The end result is that some data will lag even more. But we'll try our best to prioritize what we allow to get stale (I'm considering anything over 30 seconds stale) but you'll see some staleness in things like topic views. They may be stale to the tune of being several minutes late.
These are small things but any staleness adds to a usability problem for the site, and the reason these will be introduced (the current site doesn't have these problems) is because ability to scale is being introduced (the current site falls apart if sneezed on). We'll do our best to make this as transparent to the user as possible but when we fail to do so there are very important performance considerations that are motivating us to do what we do with the caching.
Phoenix32890 wrote:I don't know what the hell that you are talking about, but it sounds good!
Just nod sagely and say "Uh huh, I see". and "yes that sounds like a plan"
That fools most people into thinking you know exactly what's going on.
Uh huh, I see , mmm scaled caching, excellent idea craven. Are you sure you can pull it off?
well I have every confidence. I know you'll do your best.
Dont forget to drill down and become client focused, we want this to be a win -win.
dadpad wrote:
Uh huh, I see , mmm scaled caching, excellent idea craven. Are you sure you can pull it off?
We already did and are using an open source software for this called memcached that works very well and is used for Wikipedia, Live Journal, Word Press etc. It's a very good wheel so we aren't going to reinvent it.
Now we just need to build the application to use it intelligently.
How will advertising be handled?
Hard to say, since just last week we decided not to use existing ad servers and make our own (and have yet to think about how).
Initially it will be very simple and not much different than what we currently do.
George-
If you have a problem with the ads on the side and top of the page, I really suggest using Mozilla.
Their ad blocker stops all of that. Even those noisy , irritating little smilie ones.
shewolfnm wrote:George-
If you have a problem with the ads on the side and top of the page, I really suggest using Mozilla.
Their ad blocker stops all of that. Even those noisy , irritating little smilie ones.
Nope, not a problem.
Just wondering how they'd be presented in the new format.
(I use Mozilla Firefox at home.)
Phoenix32890 wrote:I don't know what the hell that you are talking about, but it sounds good!
I'm glad
you said that, Phoenix. Exactly what I was thinking but would have been too embarrassed to say!
It probably seems more complicated to use than it will end up being.
Will adding art, photos and , say , graphs be accomplished as now?
Apropos adding files - it would be nice if we had capabilities to upload
files (pictures, maps etc.) directly from the post, instead of looking for
a host and then use the URL from there.
Like here from a German site that incorporates the upload in its post
Craven-
First off I think the site is great as it is now.
Second- will the present record of discussions still be available for revisiting?
Thanks.
BBB
I don't understand any of this but Butrflynet can explain it all to me.
BBB
Re: BBB
BumbleBeeBoogie wrote:I don't understand any of this but Butrflynet can explain it all to me.
BBB
Clueless in da Big Apple. When she explains it to you, BBB, please pass it along.

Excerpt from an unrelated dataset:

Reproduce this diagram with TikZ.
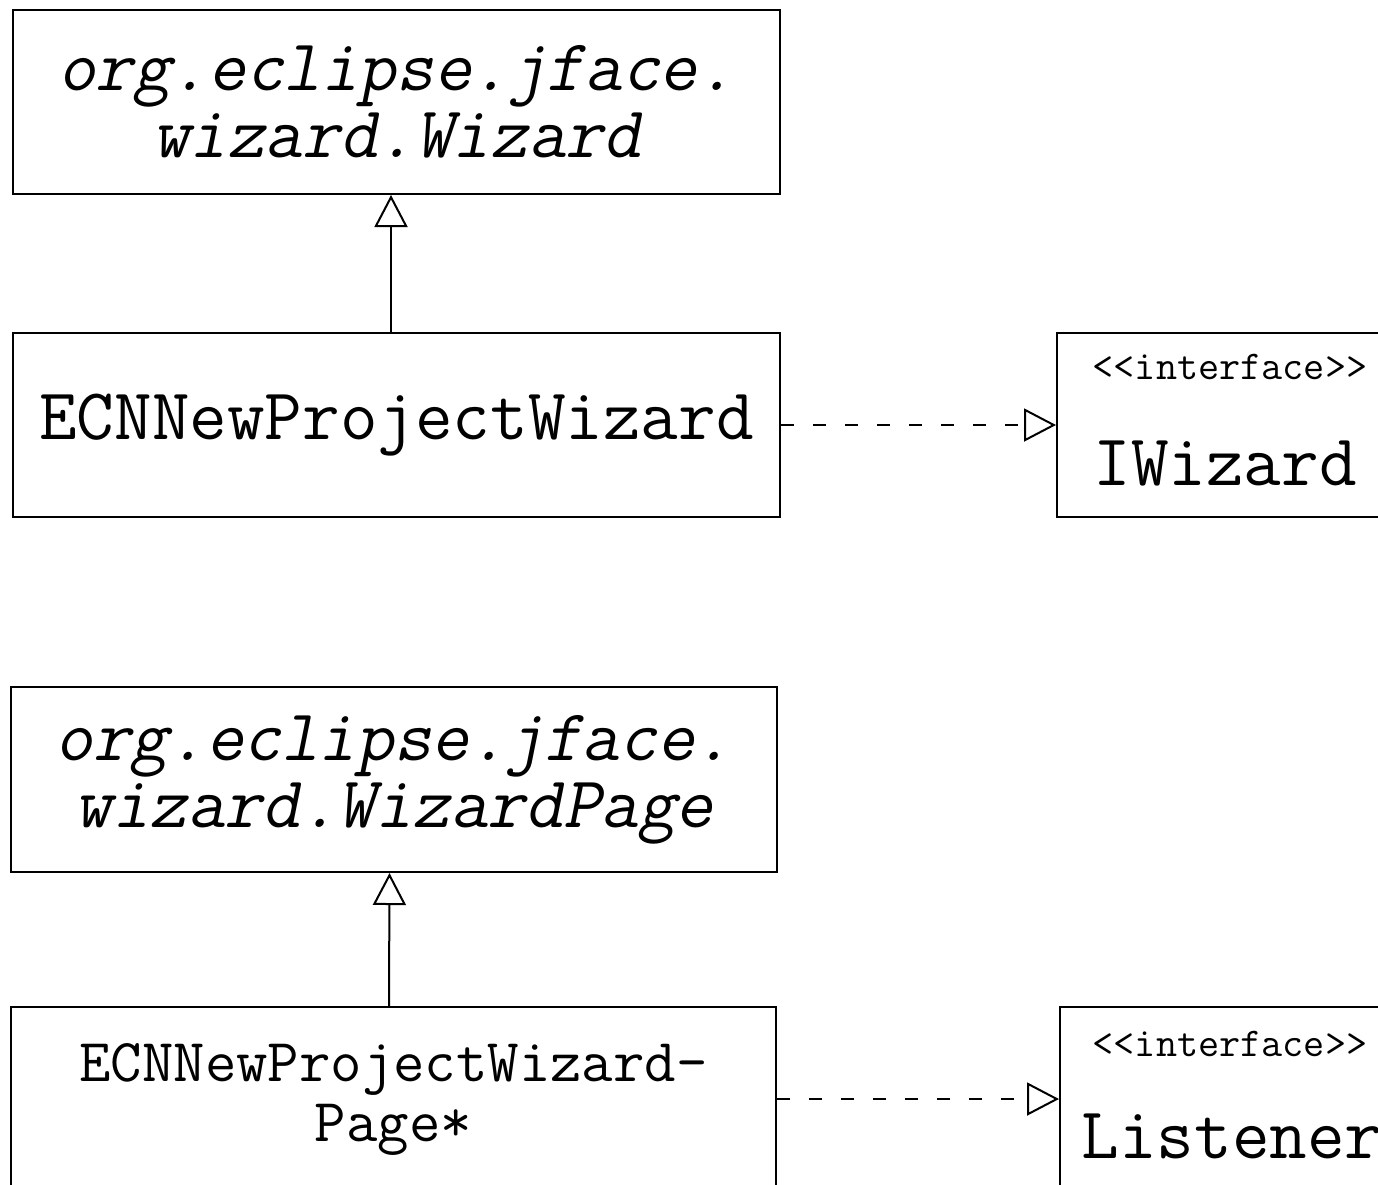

margo wrote:msolga wrote:Phoenix32890 wrote:I don't know what the hell that you are talking about, but it sounds good!
I'm glad
you said that, Phoenix. Exactly what I was thinking but would have been too embarrassed to say!
Olga
Almost no-one does!
Oh Phew! I thought I was having (yet another!
) Luddite moment!
It is so wonderful not to be utterly alone & in the dark for a change!
spendius wrote:Craven-
First off I think the site is great as it is now.
Second- will the present record of discussions still be available for revisiting?
Thanks.
Speny has a definite aversion to change. Have you got used to women voting yet spend?